» Problem statement
Write out all the lines again, precisely as they stand, but without the images.

» Data provided

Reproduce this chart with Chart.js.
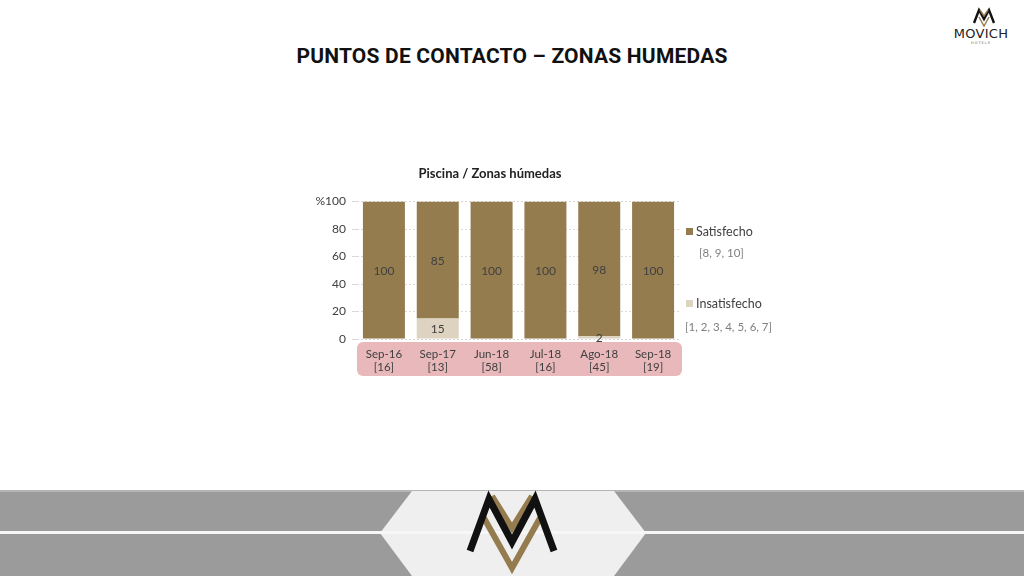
<!DOCTYPE html>
<html>
<head>
<meta charset="utf-8">
<script src="https://cdn.jsdelivr.net/npm/chart.js@4/dist/chart.umd.min.js"></script>
<style>
  body { margin: 0; width: 1024px; height: 576px; overflow: hidden; background: #fff; font-family: "Lato", "Noto Sans", sans-serif; position: relative; }
  #pageTitle { position: absolute; top: 44px; left: 0; width: 1024px; text-align: center; font: bold 21px "Roboto", "Noto Sans", sans-serif; color: #111; letter-spacing: 0.2px; }
  #chartBox { position: absolute; left: 300px; top: 155px; width: 390px; height: 224px; }
  .leg { position: absolute; font-size: 12.5px; color: #404040; white-space: nowrap; }
  .leg i { display: inline-block; width: 7px; height: 7px; margin-right: 3px; vertical-align: 1px; }
  .sub { position: absolute; font-size: 11.5px; color: #7f7f7f; white-space: nowrap; }
  #footer { position: absolute; left: 0; top: 490px; width: 1024px; height: 86px; }
  #brand { position: absolute; left: 935px; top: 4px; width: 85px; height: 42px; }
</style>
</head>
<body>
<div id="pageTitle">PUNTOS DE CONTACTO – ZONAS HUMEDAS</div>

<svg id="brand" viewBox="0 0 85 42">
  <polyline points="39,19 44,6 49,15 54,6 59,19" fill="none" stroke="#111" stroke-width="2.4"/>
  <polyline points="45,6 49,12 53,6" fill="none" stroke="#947c4f" stroke-width="1.4"/>
  <polyline points="44,13 49,22 54,13" fill="none" stroke="#947c4f" stroke-width="1.4"/>
  <text x="46" y="34" text-anchor="middle" font-family="DejaVu Sans" font-size="13" fill="#222" letter-spacing="0.3">MOVICH</text>
  <text x="46" y="40" text-anchor="middle" font-family="DejaVu Sans" font-size="3.5" fill="#666" letter-spacing="1">HOTELS</text>
</svg>

<div id="chartBox"><canvas id="contactChart"></canvas></div>

<div class="leg" style="left:686px; top:224px;"><i style="background:#947c4f"></i>Satisfecho</div>
<div class="sub" style="left:699px; top:246px;">[8, 9, 10]</div>
<div class="leg" style="left:686px; top:296px;"><i style="background:#ddd3c0"></i>Insatisfecho</div>
<div class="sub" style="left:685px; top:320px;">[1, 2, 3, 4, 5, 6, 7]</div>

<svg id="footer" viewBox="0 0 1024 86">
  <rect x="0" y="0" width="1024" height="86" fill="#9b9b9b"/>
  <rect x="0" y="0" width="1024" height="2" fill="#b5b5b5"/>
  <polygon points="412,1 614,1 646,43 614,86 412,86 380,43" fill="#efefef"/>
  <rect x="0" y="41" width="1024" height="3" fill="#f7f7f7"/>
  <polyline points="492,6 512,38 532,6" fill="none" stroke="#947c4f" stroke-width="6"/>
  <polyline points="484,28 512,78 540,28" fill="none" stroke="#947c4f" stroke-width="6"/>
  <polyline points="470,61 489,9 512,52 535,9 554,61" fill="none" stroke="#111" stroke-width="7" stroke-linejoin="miter"/>
</svg>

<script>
// Datos del gráfico
const categories = [['Sep-16', '[16]'], ['Sep-17', '[13]'], ['Jun-18', '[58]'], ['Jul-18', '[16]'], ['Ago-18', '[45]'], ['Sep-18', '[19]']];
const insatisfecho = [0, 15, 0, 0, 2, 0];
const satisfecho = [100, 85, 100, 100, 98, 100];
const yTicks = [0, 20, 40, 60, 80, 100];

// Fondo rosado detrás de las etiquetas del eje X
const labelBand = {
    id: 'labelBand',
    beforeDraw(chart) {
        const { ctx, chartArea } = chart;
        const x = chartArea.left, y = chartArea.bottom + 3, w = chartArea.right - chartArea.left + 2, h = 34;
        ctx.save();
        ctx.fillStyle = '#e8b8bb';
        ctx.beginPath();
        ctx.roundRect(x, y, w, h, 6);
        ctx.fill();
        ctx.restore();
    }
};

// Etiquetas de valores en el centro de cada segmento
const valueLabels = {
    id: 'valueLabels',
    afterDatasetsDraw(chart) {
        const { ctx } = chart;
        ctx.save();
        ctx.font = '12px Lato, "Noto Sans", sans-serif';
        ctx.fillStyle = '#404040';
        ctx.textAlign = 'center';
        ctx.textBaseline = 'middle';
        chart.data.datasets.forEach((ds, i) => {
            chart.getDatasetMeta(i).data.forEach((bar, j) => {
                const v = ds.data[j];
                if (!v) return;
                const p = bar.getProps(['x', 'y', 'base'], true);
                ctx.fillText(v, p.x, (p.y + p.base) / 2 + 1);
            });
        });
        ctx.restore();
    }
};

const ctx = document.getElementById('contactChart').getContext('2d');
new Chart(ctx, {
    type: 'bar',
    data: {
        labels: categories,
        datasets: [
            { label: 'Insatisfecho', data: insatisfecho, backgroundColor: '#ddd3c0' },
            { label: 'Satisfecho', data: satisfecho, backgroundColor: '#947c4f' }
        ]
    },
    options: {
        responsive: true,
        maintainAspectRatio: false,
        animation: false,
        layout: { padding: { left: 0, right: 10, top: 0, bottom: 0 } },
        datasets: { bar: { barPercentage: 0.78, categoryPercentage: 1 } },
        plugins: {
            legend: { display: false },
            tooltip: { enabled: false },
            title: {
                display: true,
                text: 'Piscina / Zonas húmedas',
                color: '#222',
                font: { family: 'Lato, "Noto Sans", sans-serif', size: 13, weight: 'bold' },
                padding: { top: 11, bottom: 20 }
            }
        },
        scales: {
            x: {
                stacked: true,
                grid: { display: false },
                border: { display: false },
                ticks: {
                    color: '#404040',
                    font: { family: 'Lato, "Noto Sans", sans-serif', size: 11.5 },
                    padding: 0,
                    maxRotation: 0
                },
                afterFit(scale) { scale.height = 40; }
            },
            y: {
                stacked: true,
                min: 0,
                max: 100,
                afterBuildTicks(scale) { scale.ticks = yTicks.map(v => ({ value: v })); },
                grid: { color: '#d9d9d9', tickLength: 5, lineWidth: 1 },
                border: { display: false, dash: [2, 2] },
                ticks: {
                    color: '#404040',
                    font: { family: 'Lato, "Noto Sans", sans-serif', size: 12 },
                    padding: 6,
                    callback: v => v === 100 ? '%100' : v
                },
                afterFit(scale) { scale.width = 57; }
            }
        }
    },
    plugins: [labelBand, valueLabels]
});
</script>
</body>
</html>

» Exercise response
Reproduce this chart with Chart.js.
<!DOCTYPE html>
<html>
<head>
<meta charset="utf-8">
<script src="https://cdn.jsdelivr.net/npm/chart.js@4/dist/chart.umd.min.js"></script>
<style>
  body { margin: 0; width: 1024px; height: 576px; overflow: hidden; background: #fff; font-family: "Lato", "Noto Sans", sans-serif; position: relative; }
  #pageTitle { position: absolute; top: 44px; left: 0; width: 1024px; text-align: center; font: bold 21px "Roboto", "Noto Sans", sans-serif; color: #111; letter-spacing: 0.2px; }
  #chartBox { position: absolute; left: 300px; top: 155px; width: 390px; height: 224px; }
  .leg { position: absolute; font-size: 12.5px; color: #404040; white-space: nowrap; }
  .leg i { display: inline-block; width: 7px; height: 7px; margin-right: 3px; vertical-align: 1px; }
  .sub { position: absolute; font-size: 11.5px; color: #7f7f7f; white-space: nowrap; }
  #footer { position: absolute; left: 0; top: 490px; width: 1024px; height: 86px; }
  #brand { position: absolute; left: 935px; top: 4px; width: 85px; height: 42px; }
</style>
</head>
<body>
<div id="pageTitle">PUNTOS DE CONTACTO – ZONAS HUMEDAS</div>

<svg id="brand" viewBox="0 0 85 42">
  <polyline points="39,19 44,6 49,15 54,6 59,19" fill="none" stroke="#111" stroke-width="2.4"/>
  <polyline points="45,6 49,12 53,6" fill="none" stroke="#947c4f" stroke-width="1.4"/>
  <polyline points="44,13 49,22 54,13" fill="none" stroke="#947c4f" stroke-width="1.4"/>
  <text x="46" y="34" text-anchor="middle" font-family="DejaVu Sans" font-size="13" fill="#222" letter-spacing="0.3">MOVICH</text>
  <text x="46" y="40" text-anchor="middle" font-family="DejaVu Sans" font-size="3.5" fill="#666" letter-spacing="1">HOTELS</text>
</svg>

<div id="chartBox"><canvas id="contactChart"></canvas></div>

<div class="leg" style="left:686px; top:224px;"><i style="background:#947c4f"></i>Satisfecho</div>
<div class="sub" style="left:699px; top:246px;">[8, 9, 10]</div>
<div class="leg" style="left:686px; top:296px;"><i style="background:#ddd3c0"></i>Insatisfecho</div>
<div class="sub" style="left:685px; top:320px;">[1, 2, 3, 4, 5, 6, 7]</div>

<svg id="footer" viewBox="0 0 1024 86">
  <rect x="0" y="0" width="1024" height="86" fill="#9b9b9b"/>
  <rect x="0" y="0" width="1024" height="2" fill="#b5b5b5"/>
  <polygon points="412,1 614,1 646,43 614,86 412,86 380,43" fill="#efefef"/>
  <rect x="0" y="41" width="1024" height="3" fill="#f7f7f7"/>
  <polyline points="492,6 512,38 532,6" fill="none" stroke="#947c4f" stroke-width="6"/>
  <polyline points="484,28 512,78 540,28" fill="none" stroke="#947c4f" stroke-width="6"/>
  <polyline points="470,61 489,9 512,52 535,9 554,61" fill="none" stroke="#111" stroke-width="7" stroke-linejoin="miter"/>
</svg>

<script>
// Datos del gráfico
const categories = [['Sep-16', '[16]'], ['Sep-17', '[13]'], ['Jun-18', '[58]'], ['Jul-18', '[16]'], ['Ago-18', '[45]'], ['Sep-18', '[19]']];
const insatisfecho = [0, 15, 0, 0, 2, 0];
const satisfecho = [100, 85, 100, 100, 98, 100];
const yTicks = [0, 20, 40, 60, 80, 100];

// Fondo rosado detrás de las etiquetas del eje X
const labelBand = {
    id: 'labelBand',
    beforeDraw(chart) {
        const { ctx, chartArea } = chart;
        const x = chartArea.left, y = chartArea.bottom + 3, w = chartArea.right - chartArea.left + 2, h = 34;
        ctx.save();
        ctx.fillStyle = '#e8b8bb';
        ctx.beginPath();
        ctx.roundRect(x, y, w, h, 6);
        ctx.fill();
        ctx.restore();
    }
};

// Etiquetas de valores en el centro de cada segmento
const valueLabels = {
    id: 'valueLabels',
    afterDatasetsDraw(chart) {
        const { ctx } = chart;
        ctx.save();
        ctx.font = '12px Lato, "Noto Sans", sans-serif';
        ctx.fillStyle = '#404040';
        ctx.textAlign = 'center';
        ctx.textBaseline = 'middle';
        chart.data.datasets.forEach((ds, i) => {
            chart.getDatasetMeta(i).data.forEach((bar, j) => {
                const v = ds.data[j];
                if (!v) return;
                const p = bar.getProps(['x', 'y', 'base'], true);
                ctx.fillText(v, p.x, (p.y + p.base) / 2 + 1);
            });
        });
        ctx.restore();
    }
};

const ctx = document.getElementById('contactChart').getContext('2d');
new Chart(ctx, {
    type: 'bar',
    data: {
        labels: categories,
        datasets: [
            { label: 'Insatisfecho', data: insatisfecho, backgroundColor: '#ddd3c0' },
            { label: 'Satisfecho', data: satisfecho, backgroundColor: '#947c4f' }
        ]
    },
    options: {
        responsive: true,
        maintainAspectRatio: false,
        animation: false,
        layout: { padding: { left: 0, right: 10, top: 0, bottom: 0 } },
        datasets: { bar: { barPercentage: 0.78, categoryPercentage: 1 } },
        plugins: {
            legend: { display: false },
            tooltip: { enabled: false },
            title: {
                display: true,
                text: 'Piscina / Zonas húmedas',
                color: '#222',
                font: { family: 'Lato, "Noto Sans", sans-serif', size: 13, weight: 'bold' },
                padding: { top: 11, bottom: 20 }
            }
        },
        scales: {
            x: {
                stacked: true,
                grid: { display: false },
                border: { display: false },
                ticks: {
                    color: '#404040',
                    font: { family: 'Lato, "Noto Sans", sans-serif', size: 11.5 },
                    padding: 0,
                    maxRotation: 0
                },
                afterFit(scale) { scale.height = 40; }
            },
            y: {
                stacked: true,
                min: 0,
                max: 100,
                afterBuildTicks(scale) { scale.ticks = yTicks.map(v => ({ value: v })); },
                grid: { color: '#d9d9d9', tickLength: 5, lineWidth: 1 },
                border: { display: false, dash: [2, 2] },
                ticks: {
                    color: '#404040',
                    font: { family: 'Lato, "Noto Sans", sans-serif', size: 12 },
                    padding: 6,
                    callback: v => v === 100 ? '%100' : v
                },
                afterFit(scale) { scale.width = 57; }
            }
        }
    },
    plugins: [labelBand, valueLabels]
});
</script>
</body>
</html>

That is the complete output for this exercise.